--- start ---

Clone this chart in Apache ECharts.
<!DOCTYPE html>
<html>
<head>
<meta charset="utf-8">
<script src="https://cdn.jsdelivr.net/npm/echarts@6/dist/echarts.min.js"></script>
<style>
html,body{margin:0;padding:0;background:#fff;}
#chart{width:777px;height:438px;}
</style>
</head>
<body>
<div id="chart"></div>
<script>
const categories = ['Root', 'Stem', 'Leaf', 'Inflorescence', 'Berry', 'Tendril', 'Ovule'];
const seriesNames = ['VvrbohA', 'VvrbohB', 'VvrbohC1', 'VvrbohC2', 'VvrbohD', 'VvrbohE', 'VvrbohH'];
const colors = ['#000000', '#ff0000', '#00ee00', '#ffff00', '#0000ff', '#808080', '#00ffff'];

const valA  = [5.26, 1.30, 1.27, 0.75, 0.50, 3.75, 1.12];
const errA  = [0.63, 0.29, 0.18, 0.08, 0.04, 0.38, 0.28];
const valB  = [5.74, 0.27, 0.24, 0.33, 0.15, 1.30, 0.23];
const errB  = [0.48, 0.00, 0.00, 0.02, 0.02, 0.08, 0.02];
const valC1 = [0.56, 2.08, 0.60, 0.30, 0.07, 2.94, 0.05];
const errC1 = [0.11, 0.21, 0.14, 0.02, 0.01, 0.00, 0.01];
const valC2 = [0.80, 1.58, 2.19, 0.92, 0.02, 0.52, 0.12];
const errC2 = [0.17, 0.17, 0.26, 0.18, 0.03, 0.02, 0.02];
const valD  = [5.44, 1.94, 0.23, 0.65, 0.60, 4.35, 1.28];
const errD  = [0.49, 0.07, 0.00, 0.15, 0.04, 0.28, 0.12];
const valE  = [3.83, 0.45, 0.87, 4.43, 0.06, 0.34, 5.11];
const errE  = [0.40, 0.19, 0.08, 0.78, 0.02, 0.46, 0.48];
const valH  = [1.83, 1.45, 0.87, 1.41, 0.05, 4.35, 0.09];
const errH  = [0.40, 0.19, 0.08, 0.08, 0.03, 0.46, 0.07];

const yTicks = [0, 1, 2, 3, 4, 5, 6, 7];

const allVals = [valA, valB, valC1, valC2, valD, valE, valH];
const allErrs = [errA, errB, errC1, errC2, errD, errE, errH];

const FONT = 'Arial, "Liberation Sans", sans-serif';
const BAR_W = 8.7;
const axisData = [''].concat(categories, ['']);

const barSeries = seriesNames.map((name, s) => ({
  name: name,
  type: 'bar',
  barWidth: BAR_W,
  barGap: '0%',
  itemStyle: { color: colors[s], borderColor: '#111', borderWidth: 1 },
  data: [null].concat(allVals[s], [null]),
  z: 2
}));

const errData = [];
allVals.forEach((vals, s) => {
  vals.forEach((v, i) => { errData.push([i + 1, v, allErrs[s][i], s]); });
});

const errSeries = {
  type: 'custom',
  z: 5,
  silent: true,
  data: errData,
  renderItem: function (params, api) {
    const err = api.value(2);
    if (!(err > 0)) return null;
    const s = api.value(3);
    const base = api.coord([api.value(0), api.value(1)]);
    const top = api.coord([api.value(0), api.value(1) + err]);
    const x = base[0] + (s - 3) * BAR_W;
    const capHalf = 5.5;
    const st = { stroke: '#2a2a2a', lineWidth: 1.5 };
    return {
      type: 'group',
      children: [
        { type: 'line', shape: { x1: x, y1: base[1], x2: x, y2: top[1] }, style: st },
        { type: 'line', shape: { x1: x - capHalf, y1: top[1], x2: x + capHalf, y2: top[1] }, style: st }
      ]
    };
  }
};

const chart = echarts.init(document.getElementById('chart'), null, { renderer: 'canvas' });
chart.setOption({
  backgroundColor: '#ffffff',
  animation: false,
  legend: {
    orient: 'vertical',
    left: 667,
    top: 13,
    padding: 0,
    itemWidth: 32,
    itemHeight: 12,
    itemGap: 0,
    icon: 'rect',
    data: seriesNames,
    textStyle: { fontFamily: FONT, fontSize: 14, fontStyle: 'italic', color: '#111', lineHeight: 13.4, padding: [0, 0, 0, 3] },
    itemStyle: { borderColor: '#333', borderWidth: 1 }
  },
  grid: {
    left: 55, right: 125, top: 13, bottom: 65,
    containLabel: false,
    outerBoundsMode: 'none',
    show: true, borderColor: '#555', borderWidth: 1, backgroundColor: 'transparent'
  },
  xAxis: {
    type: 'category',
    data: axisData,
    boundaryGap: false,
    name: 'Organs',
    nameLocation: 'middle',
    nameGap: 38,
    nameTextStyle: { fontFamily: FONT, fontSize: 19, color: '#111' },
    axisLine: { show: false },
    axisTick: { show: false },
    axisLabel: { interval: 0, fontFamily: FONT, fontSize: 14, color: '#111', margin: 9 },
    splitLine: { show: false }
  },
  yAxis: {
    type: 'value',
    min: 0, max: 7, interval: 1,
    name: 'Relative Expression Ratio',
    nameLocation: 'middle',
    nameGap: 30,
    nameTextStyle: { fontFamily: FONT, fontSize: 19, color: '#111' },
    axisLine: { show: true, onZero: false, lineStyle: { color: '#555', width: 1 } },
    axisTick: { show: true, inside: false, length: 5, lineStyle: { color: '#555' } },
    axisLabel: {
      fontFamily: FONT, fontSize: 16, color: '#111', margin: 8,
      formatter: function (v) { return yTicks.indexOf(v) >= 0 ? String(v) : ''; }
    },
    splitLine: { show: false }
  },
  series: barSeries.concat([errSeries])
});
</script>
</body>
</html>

--- end ---

• **SHORT TASK**:
Write out the whole listing exactly.

• **WRITTEN SOLUTION**:
Clone this chart in Apache ECharts.
<!DOCTYPE html>
<html>
<head>
<meta charset="utf-8">
<script src="https://cdn.jsdelivr.net/npm/echarts@6/dist/echarts.min.js"></script>
<style>
html,body{margin:0;padding:0;background:#fff;}
#chart{width:777px;height:438px;}
</style>
</head>
<body>
<div id="chart"></div>
<script>
const categories = ['Root', 'Stem', 'Leaf', 'Inflorescence', 'Berry', 'Tendril', 'Ovule'];
const seriesNames = ['VvrbohA', 'VvrbohB', 'VvrbohC1', 'VvrbohC2', 'VvrbohD', 'VvrbohE', 'VvrbohH'];
const colors = ['#000000', '#ff0000', '#00ee00', '#ffff00', '#0000ff', '#808080', '#00ffff'];

const valA  = [5.26, 1.30, 1.27, 0.75, 0.50, 3.75, 1.12];
const errA  = [0.63, 0.29, 0.18, 0.08, 0.04, 0.38, 0.28];
const valB  = [5.74, 0.27, 0.24, 0.33, 0.15, 1.30, 0.23];
const errB  = [0.48, 0.00, 0.00, 0.02, 0.02, 0.08, 0.02];
const valC1 = [0.56, 2.08, 0.60, 0.30, 0.07, 2.94, 0.05];
const errC1 = [0.11, 0.21, 0.14, 0.02, 0.01, 0.00, 0.01];
const valC2 = [0.80, 1.58, 2.19, 0.92, 0.02, 0.52, 0.12];
const errC2 = [0.17, 0.17, 0.26, 0.18, 0.03, 0.02, 0.02];
const valD  = [5.44, 1.94, 0.23, 0.65, 0.60, 4.35, 1.28];
const errD  = [0.49, 0.07, 0.00, 0.15, 0.04, 0.28, 0.12];
const valE  = [3.83, 0.45, 0.87, 4.43, 0.06, 0.34, 5.11];
const errE  = [0.40, 0.19, 0.08, 0.78, 0.02, 0.46, 0.48];
const valH  = [1.83, 1.45, 0.87, 1.41, 0.05, 4.35, 0.09];
const errH  = [0.40, 0.19, 0.08, 0.08, 0.03, 0.46, 0.07];

const yTicks = [0, 1, 2, 3, 4, 5, 6, 7];

const allVals = [valA, valB, valC1, valC2, valD, valE, valH];
const allErrs = [errA, errB, errC1, errC2, errD, errE, errH];

const FONT = 'Arial, "Liberation Sans", sans-serif';
const BAR_W = 8.7;
const axisData = [''].concat(categories, ['']);

const barSeries = seriesNames.map((name, s) => ({
  name: name,
  type: 'bar',
  barWidth: BAR_W,
  barGap: '0%',
  itemStyle: { color: colors[s], borderColor: '#111', borderWidth: 1 },
  data: [null].concat(allVals[s], [null]),
  z: 2
}));

const errData = [];
allVals.forEach((vals, s) => {
  vals.forEach((v, i) => { errData.push([i + 1, v, allErrs[s][i], s]); });
});

const errSeries = {
  type: 'custom',
  z: 5,
  silent: true,
  data: errData,
  renderItem: function (params, api) {
    const err = api.value(2);
    if (!(err > 0)) return null;
    const s = api.value(3);
    const base = api.coord([api.value(0), api.value(1)]);
    const top = api.coord([api.value(0), api.value(1) + err]);
    const x = base[0] + (s - 3) * BAR_W;
    const capHalf = 5.5;
    const st = { stroke: '#2a2a2a', lineWidth: 1.5 };
    return {
      type: 'group',
      children: [
        { type: 'line', shape: { x1: x, y1: base[1], x2: x, y2: top[1] }, style: st },
        { type: 'line', shape: { x1: x - capHalf, y1: top[1], x2: x + capHalf, y2: top[1] }, style: st }
      ]
    };
  }
};

const chart = echarts.init(document.getElementById('chart'), null, { renderer: 'canvas' });
chart.setOption({
  backgroundColor: '#ffffff',
  animation: false,
  legend: {
    orient: 'vertical',
    left: 667,
    top: 13,
    padding: 0,
    itemWidth: 32,
    itemHeight: 12,
    itemGap: 0,
    icon: 'rect',
    data: seriesNames,
    textStyle: { fontFamily: FONT, fontSize: 14, fontStyle: 'italic', color: '#111', lineHeight: 13.4, padding: [0, 0, 0, 3] },
    itemStyle: { borderColor: '#333', borderWidth: 1 }
  },
  grid: {
    left: 55, right: 125, top: 13, bottom: 65,
    containLabel: false,
    outerBoundsMode: 'none',
    show: true, borderColor: '#555', borderWidth: 1, backgroundColor: 'transparent'
  },
  xAxis: {
    type: 'category',
    data: axisData,
    boundaryGap: false,
    name: 'Organs',
    nameLocation: 'middle',
    nameGap: 38,
    nameTextStyle: { fontFamily: FONT, fontSize: 19, color: '#111' },
    axisLine: { show: false },
    axisTick: { show: false },
    axisLabel: { interval: 0, fontFamily: FONT, fontSize: 14, color: '#111', margin: 9 },
    splitLine: { show: false }
  },
  yAxis: {
    type: 'value',
    min: 0, max: 7, interval: 1,
    name: 'Relative Expression Ratio',
    nameLocation: 'middle',
    nameGap: 30,
    nameTextStyle: { fontFamily: FONT, fontSize: 19, color: '#111' },
    axisLine: { show: true, onZero: false, lineStyle: { color: '#555', width: 1 } },
    axisTick: { show: true, inside: false, length: 5, lineStyle: { color: '#555' } },
    axisLabel: {
      fontFamily: FONT, fontSize: 16, color: '#111', margin: 8,
      formatter: function (v) { return yTicks.indexOf(v) >= 0 ? String(v) : ''; }
    },
    splitLine: { show: false }
  },
  series: barSeries.concat([errSeries])
});
</script>
</body>
</html>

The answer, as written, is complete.